● **Task material**:
******************************
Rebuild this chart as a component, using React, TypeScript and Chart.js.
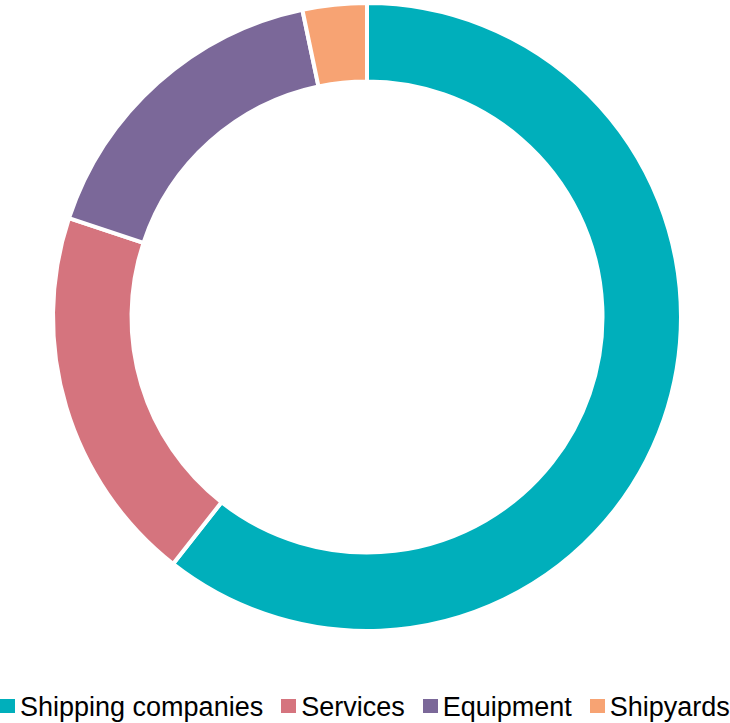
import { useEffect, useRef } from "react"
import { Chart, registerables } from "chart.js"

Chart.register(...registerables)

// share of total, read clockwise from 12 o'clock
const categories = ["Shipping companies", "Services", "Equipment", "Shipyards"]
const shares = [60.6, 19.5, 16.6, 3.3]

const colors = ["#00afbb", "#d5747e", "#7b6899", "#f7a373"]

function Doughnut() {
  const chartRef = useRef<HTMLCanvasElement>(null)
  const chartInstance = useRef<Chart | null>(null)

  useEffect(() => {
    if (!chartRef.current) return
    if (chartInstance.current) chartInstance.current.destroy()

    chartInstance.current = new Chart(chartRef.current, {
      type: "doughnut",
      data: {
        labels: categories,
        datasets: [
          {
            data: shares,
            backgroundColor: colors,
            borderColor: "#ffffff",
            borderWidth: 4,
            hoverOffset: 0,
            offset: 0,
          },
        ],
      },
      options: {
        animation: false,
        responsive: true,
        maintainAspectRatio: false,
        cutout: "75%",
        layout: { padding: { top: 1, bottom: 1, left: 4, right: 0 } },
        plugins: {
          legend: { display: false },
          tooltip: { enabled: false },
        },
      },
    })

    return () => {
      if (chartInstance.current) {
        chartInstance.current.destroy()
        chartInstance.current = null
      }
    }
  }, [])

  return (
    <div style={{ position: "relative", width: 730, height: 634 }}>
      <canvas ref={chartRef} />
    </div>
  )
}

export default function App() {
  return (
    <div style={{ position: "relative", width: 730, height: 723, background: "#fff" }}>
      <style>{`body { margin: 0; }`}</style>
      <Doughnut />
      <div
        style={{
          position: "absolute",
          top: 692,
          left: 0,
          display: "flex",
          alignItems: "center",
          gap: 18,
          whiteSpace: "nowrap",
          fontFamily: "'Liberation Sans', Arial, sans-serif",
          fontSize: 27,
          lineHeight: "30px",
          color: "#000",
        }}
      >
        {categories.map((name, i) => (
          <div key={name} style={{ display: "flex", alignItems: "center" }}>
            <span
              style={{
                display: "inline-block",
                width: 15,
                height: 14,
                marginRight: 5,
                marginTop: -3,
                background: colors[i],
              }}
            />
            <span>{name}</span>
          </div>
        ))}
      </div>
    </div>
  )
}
******************************
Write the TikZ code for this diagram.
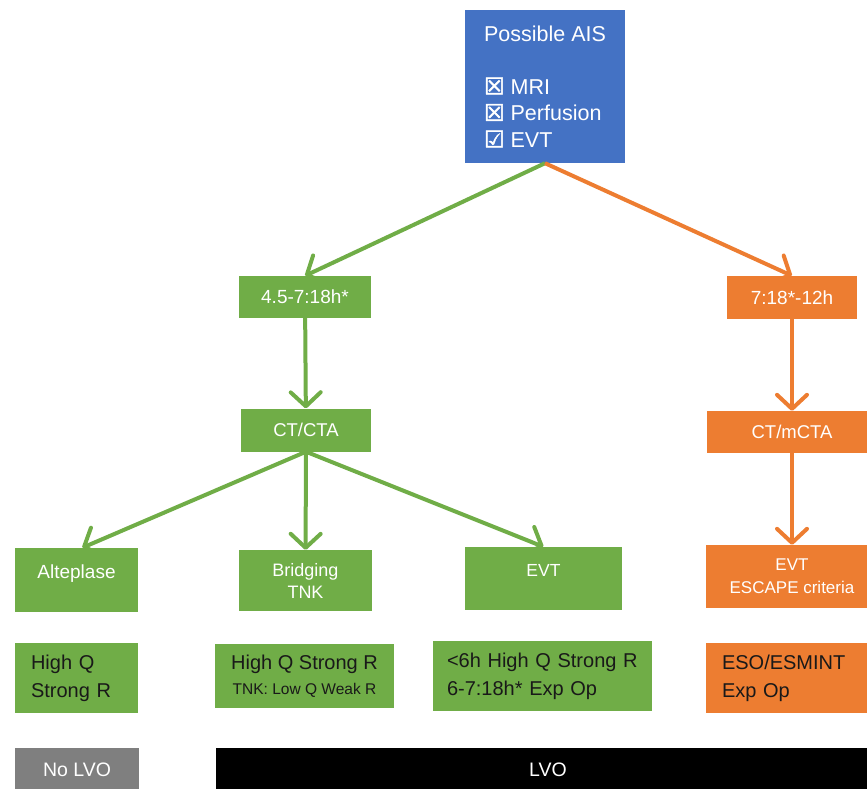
******************************
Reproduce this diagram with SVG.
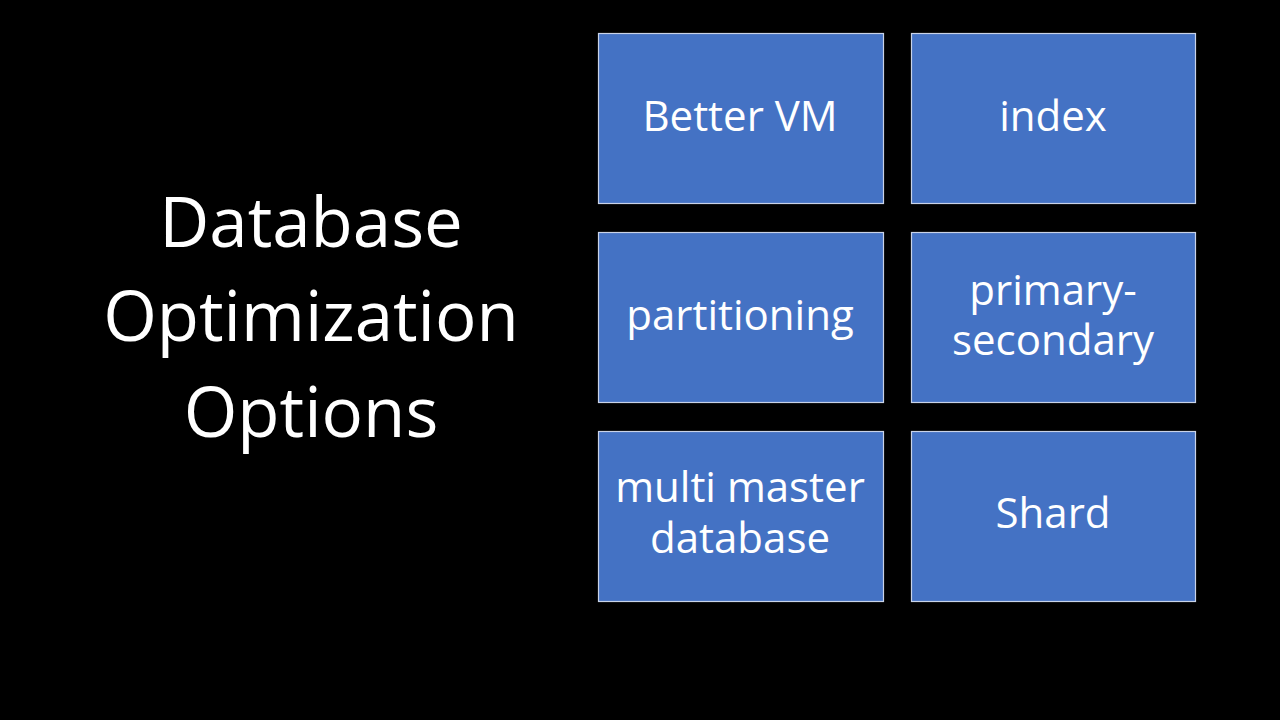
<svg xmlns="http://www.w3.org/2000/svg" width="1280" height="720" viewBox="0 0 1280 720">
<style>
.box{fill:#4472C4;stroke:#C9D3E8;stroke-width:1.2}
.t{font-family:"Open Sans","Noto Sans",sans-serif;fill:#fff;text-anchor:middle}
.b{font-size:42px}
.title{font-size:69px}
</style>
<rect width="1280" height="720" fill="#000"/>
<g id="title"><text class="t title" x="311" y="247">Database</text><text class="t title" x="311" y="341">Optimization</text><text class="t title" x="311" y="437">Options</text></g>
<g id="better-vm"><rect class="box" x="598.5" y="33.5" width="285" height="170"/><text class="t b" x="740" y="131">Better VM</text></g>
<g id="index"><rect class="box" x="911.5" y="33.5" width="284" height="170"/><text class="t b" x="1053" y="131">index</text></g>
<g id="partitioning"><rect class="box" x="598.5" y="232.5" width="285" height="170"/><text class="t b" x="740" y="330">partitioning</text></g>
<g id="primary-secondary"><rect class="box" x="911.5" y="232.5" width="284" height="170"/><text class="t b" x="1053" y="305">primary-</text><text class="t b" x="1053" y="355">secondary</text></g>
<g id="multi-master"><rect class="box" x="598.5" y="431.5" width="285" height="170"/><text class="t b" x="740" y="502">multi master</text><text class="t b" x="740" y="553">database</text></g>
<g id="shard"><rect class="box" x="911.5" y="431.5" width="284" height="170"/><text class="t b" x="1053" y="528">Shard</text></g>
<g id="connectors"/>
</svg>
******************************
● **Task goal**: Exactly the lines starting at the line containing "Rebuild this chart" and ending at the line containing "if (chartInstance.current) chartInstance.current.destroy()" should be transcribed, both included; omit the pictures.

● **Written solution**:
Rebuild this chart as a component, using React, TypeScript and Chart.js.
import { useEffect, useRef } from "react"
import { Chart, registerables } from "chart.js"

Chart.register(...registerables)

// share of total, read clockwise from 12 o'clock
const categories = ["Shipping companies", "Services", "Equipment", "Shipyards"]
const shares = [60.6, 19.5, 16.6, 3.3]

const colors = ["#00afbb", "#d5747e", "#7b6899", "#f7a373"]

function Doughnut() {
  const chartRef = useRef<HTMLCanvasElement>(null)
  const chartInstance = useRef<Chart | null>(null)

  useEffect(() => {
    if (!chartRef.current) return
    if (chartInstance.current) chartInstance.current.destroy()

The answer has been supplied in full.